Friday, February 26, 2010

♥Lessons Learned.


Oh, geez, talk about the most emotional, heart-wrenching week I've had in probably my whole life. These past few days have stretched me beyond what I thought possible. Makeup didn't really matter much- I cried it all off hours after I put it on. I do know that God is using this time of turmoil to teach me, mold me. I just don't see what He is aiming to make me into. Stronger? Yes. More trusting? More than likely. But it's slightly difficult to see the big picture in the midst of so many overwhelming details.

I've been listening to some powerful, Christ-centered songs and allowing the spirit of encouragement and strength to fill my heart. Truly, I want this hour to be my finest hour of faith. A muscle can't grow and become stronger without first being ripped and torn. I feeeeel the burn. Having done all to claim victory, my trust in Christ's will and all that has been promised to me. After I have stood against the sly voice of fear and worry; against the nay-sayers and the antagonists, I will simply stand. I won't fall. I won't lie down. I'm standing my ground.

Ephesians 6:10 -18

"Be strong in the Lord [be empowered through your union with Him]; draw your strength from Him [that strength which His boundless might provides]. Put on God's whole armor [the armor of a heavy-armed soldier which God supplies], that you may be able successfully to stand up against [all] the strategies and the deceits of the devil. For we are not wrestling with flesh and blood [contending only with physical opponents], but against the despotisms, against the powers, against [the master spirits who are] the world rulers of this present darkness, against the spirit forces of wickedness in the heavenly (supernatural) sphere. Therefore put on God's complete armor, that you may be able to resist and stand your ground on the evil day [of danger], and, having done all [the crisis demands], to stand [firmly in your place]. Stand therefore [hold your ground], having tightened the belt of truth around your loins and having put on the breastplate of integrity and of moral rectitude and right standing with God, And having shod your feet in preparation [to face the enemy with the [firm-footed stability, the promptness, and the readiness produced by the good news] of the Gospel of peace. Lift up over all the [covering] shield of saving faith, upon which you can quench all the flaming missiles of the wicked [one]. And take the helmet of salvation and the sword that the Spirit wields, which is the Word of God. Pray at all times (on every occasion, in every season) in the Spirit, with all [manner of] prayer and entreaty. To that end keep alert and watch with strong purpose and perseverance, interceding in behalf of all the saints (God's consecrated people)."

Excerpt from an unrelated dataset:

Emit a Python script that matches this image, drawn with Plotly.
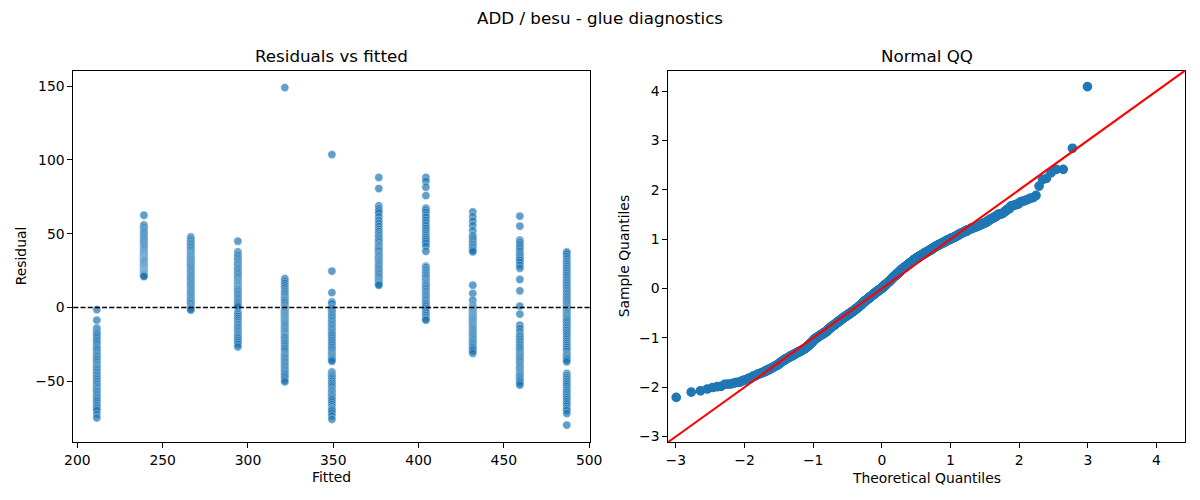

Let me clarify something here (for all those of you who would love to make it an issue). I am not referring to my ex or any part of his family as "the enemy". This is about the darkness that creepeth on the edges of my happiness; the temptation to just give in and stop fighting against hopelessness.

All those words that I've bolded? They seems to be keys to not letting a crisis overtake everything. I'm determined to use them as my defensive and offensive measures. And when I feel that I've used up every ounce of my energy and determination, I'll stand and let my Savior just take over and stick up for me. There are times that this little blog here is all talk. Empty words. But, I feel that if I keep speaking them, they just might come true. Some days are better than others; some days my faith feels strong and invincible. The other days, the ones with the heavy cloud cover, blocking out all piercing rays of the sun- they are the days of faith building.

It's amazing to me that the only requirement of the scripture verse is to stand. Christ doesn't require any special skill or tenacity. All he requires is a heartfelt willingness to not give up. He quietly whispers to me, through the heartache that nearly always drowns out all other voices, "I'll do everything else. I'll sustain you. You will stand in awe of the strength that I have and that I will impart to you. "

2 comments:

kelly said...

Great blog Sarah. I have often told the lord during hard times, "I know this is your will for me, but I dont have to like it." He always tolerated that and refined me anyway. Im sorry you have to go through this :(

Sarah said...

Sometimes it takes everything in a person to keep standing. Sometimes it's all the world seems to want to let you do. And sometimes, just doing it anyway is the absolute best anyone can do. Kudos for remaining upright.